### Exercise directions:
Take every line from the listing below that contains "matplotlib".
# START OF Available data
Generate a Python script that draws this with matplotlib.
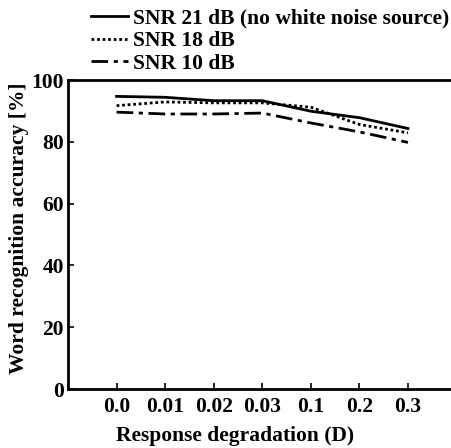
import matplotlib
matplotlib.use("Agg")
import matplotlib.pyplot as plt
import numpy as np

categories = ["0.0", "0.01", "0.02", "0.03", "0.1", "0.2", "0.3"]
snr21 = [94.7, 94.4, 93.3, 93.3, 89.9, 87.8, 84.3]
snr18 = [91.7, 92.9, 92.6, 92.6, 91.2, 85.6, 82.9]
snr10 = [89.6, 89.0, 89.0, 89.3, 86.1, 83.2, 79.8]
labels = ["SNR 21 dB (no white noise source)", "SNR 18 dB", "SNR 10 dB"]
yticks = [0, 20, 40, 60, 80, 100]

plt.rcParams['font.family'] = ['Liberation Serif', 'DejaVu Serif']
plt.rcParams['font.weight'] = 'bold'

fig = plt.figure(figsize=(4.51, 4.48), dpi=100)
ax_left, ax_bottom, ax_top = 68, 389, 80
ax = fig.add_axes([ax_left/451, 1-ax_bottom/448, (451-ax_left)/451 + 0.05, (ax_bottom-ax_top)/448])

x = np.arange(len(categories))
l1, = ax.plot(x, snr21, color='black', lw=2.0, ls='-')
l2, = ax.plot(x, snr18, color='black', lw=2.0, ls=(0, (1, 1)))
l3, = ax.plot(x, snr10, color='black', lw=2.0, ls=(0, (6, 2, 1.5, 2)))

ax.set_xlim(-1, 7.35)
ax.set_ylim(0, 100)
ax.set_xticks(x)
ax.set_xticklabels(categories, fontsize=15.5, fontweight='bold')
ax.set_yticks(yticks)
ax.set_yticklabels([str(v) for v in yticks], fontsize=15.5, fontweight='bold')
ax.tick_params(axis='both', direction='in', length=4, width=1.2)
ax.tick_params(axis='x', pad=6)
ax.tick_params(axis='y', pad=3)
for s in ['left', 'bottom', 'top']:
    ax.spines[s].set_linewidth(2.0)
ax.spines['right'].set_visible(False)

fig.text(235/451, 1-441/448, "Response degradation (D)", fontsize=15.5, fontweight='bold',
         ha='center', va='baseline')
fig.text(19/451, 1-228/448, "Word recognition accuracy [%]", fontsize=15.5, fontweight='bold',
         ha='center', va='center', rotation=90)

fig.legend([l1, l2, l3], labels, loc='upper left', bbox_to_anchor=(78/451, 1.01),
           frameon=False, prop={'weight': 'bold', 'size': 15.5},
           handlelength=1.7, handletextpad=0.25, labelspacing=0.12, borderaxespad=0.2)

fig.savefig("out.png", dpi=100)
# END OF Available data
### Exercise output:
Generate a Python script that draws this with matplotlib.
import matplotlib
matplotlib.use("Agg")
import matplotlib.pyplot as plt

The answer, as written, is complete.